Oui, mais voilà, si son enthousiasme, sa ferveur sont dignes de respect et presque touchants, ce diable de Mahler en a fait chuter plus d'un. Et là où Boulez déçoit à force de décortiquer l'oeuvre avec froideur, distance et une démarche quasiment "chirurgicale", Kaplan ne réussit pas mieux. Boulez gommait les contrastes, Kaplan les accentue jusqu'à la boursouflure. Le résultat est pompeux, tonitruant parfois, et au bout du compte indigeste, surtout quand on compare avec Walter, Abbado et cet autre grand mahlérien qu'est Bernard Haitink.

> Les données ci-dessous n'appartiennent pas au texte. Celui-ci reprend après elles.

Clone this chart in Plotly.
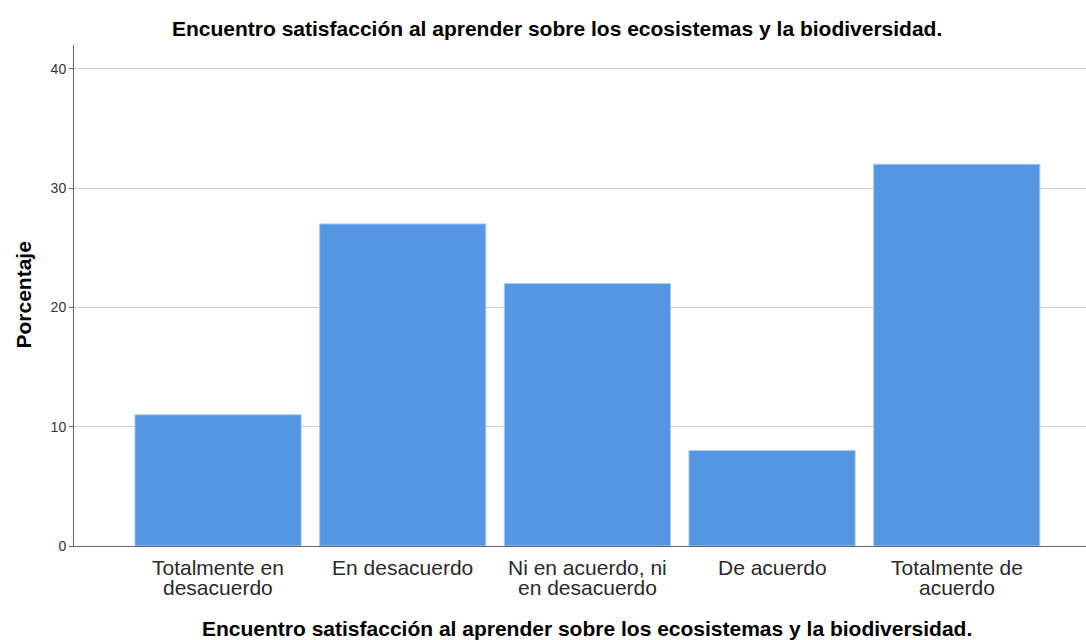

Mahler est un compositeur complexe et avec cette nouvelle version, on touche encore du doigt la difficulté qui en résulte : l'idéal, pour interpréter ses oeuvres, serait de parvenir à un juste équilibre entre la froideur analytique, nécessaire, certes, mais qui doit être moyen plutôt qu'une fin en soi, et l'idolâtrie extatique, proche d'une dévotion tellement respectueuse qu'elle en devient dégoulinante et saint-sulpicienne.

C'est d'autant plus regrettable que Gilbert Kaplan semble avoir consacré une grande partie de sa vie musicale à Mahler, dont il a publié une biographie, et que son interprétation, toute imparfaite qu'elle soit, est empreinte d'une grande sincérité.

En conclusion, malgré un Wiener Philharmoniker toujours aussi somptueux, deux chanteuses tout à fait honorables sans être transcendantes (pour la transcendance, il convient d'entendre d'urgence Kathleen Ferrier dans le Urlicht) et un superbe "Wiener Singeverein", cette nouvelle version ne risque pas de détrôner celles citées en exergue. Le fait qu'il s'agisse du premier enregistrement de la nouvelle édition peut, tout au plus, intéresser les musicologues.